According to Japanese publication Tokyo Keizai and summarized by Digicame-Info, “the prestigious Nikon is in dire straights” thanks to the deterioration of the main camera business. In the video business, which includes cameras, sales for the coming financial quarter are expected to decrease by around 40% from the previous term to 140 billion yen (~$1,338,809,640), leaving the company with an operating deficit of 45 billion yen (~$430,331,670).
The most common scapegoat for poor camera sales, the growth of the smartphone market, is not entirely to blame here. Tokyo Keizai says that Nikon’s fear of conflicting with its DSLR camera sales made the company reluctant to produce a mirrorless camera. By the time it entered the market, Sony had long since entrenched itself. In 2019, Sony produced 1.65 million units, while Nikon had only produced 280,000. Canon similarly waited to enter the market but has fared much better with strong sales of the EOS R5 capping a couple of years of what is proving to be a better mirrorless strategy.
It should be noted that a major difference between Canon and Nikon is that Canon is far more diversified. It was able to wait out entering the mirrorless market because of this model, which hurt Nikon more because of its far more focused business.
Even outside of consumer camera manufacturing, Nikon’s limited diversification has been performing poorly. Nikon’s healthcare business has been in a deficit since 2017 and its precision machinery business – where it has traditionally had the largest sales figures – is down 98% from the previous year.
Coming into 2020, it is very likely that Nikon had yet to fully recover from its third consecutive new product failure in consumer products. The Nikon 1 series of cameras failed to find popularity, the Keymission line of action cameras similarly collapsed, and the Nikon DL line of compact mirrorless cameras was canceled before a single unit was ever sold. Its struggles were magnified as camera sales plummetted in early 2020, leaving the company particularly vulnerable. Needless to say, the company’s struggles over the past four years and its inability to turn itself around before 2020 proved particularly untimely.

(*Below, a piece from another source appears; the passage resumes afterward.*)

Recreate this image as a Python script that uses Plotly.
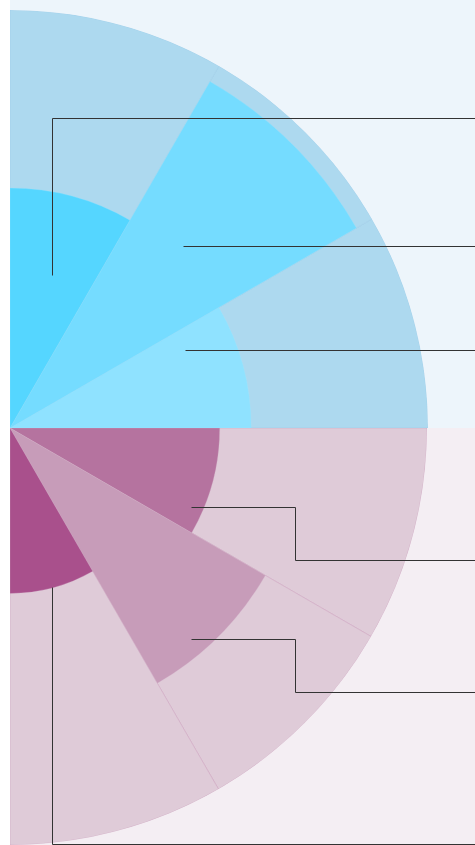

Conversations between PetaPixel and industry professionals over the years have indicated that of those three lines, the KeyMission failure was particularly disastrous for the company.
This more detailed financial analysis comes after Nikon’s announcement in May that it would lay off 700 employees in Southeast Asia and news from earlier this month that the company was cutting 20% of its international workforce. Nikon’s latest moves appear to be an attempt to reorganize itself back to profitability, but the many decisions the company has made leading up to this point appear to be making recovery sluggish.
Tokyo Kezai reports that “the medium-term management plan up to 2021 aims to create new pillars of earnings by actively investing in growth areas such as new businesses.” Still, the publication expressed concern with this strategy and wonders if Nikon can achieve sustainable growth when existing businesses are stalled.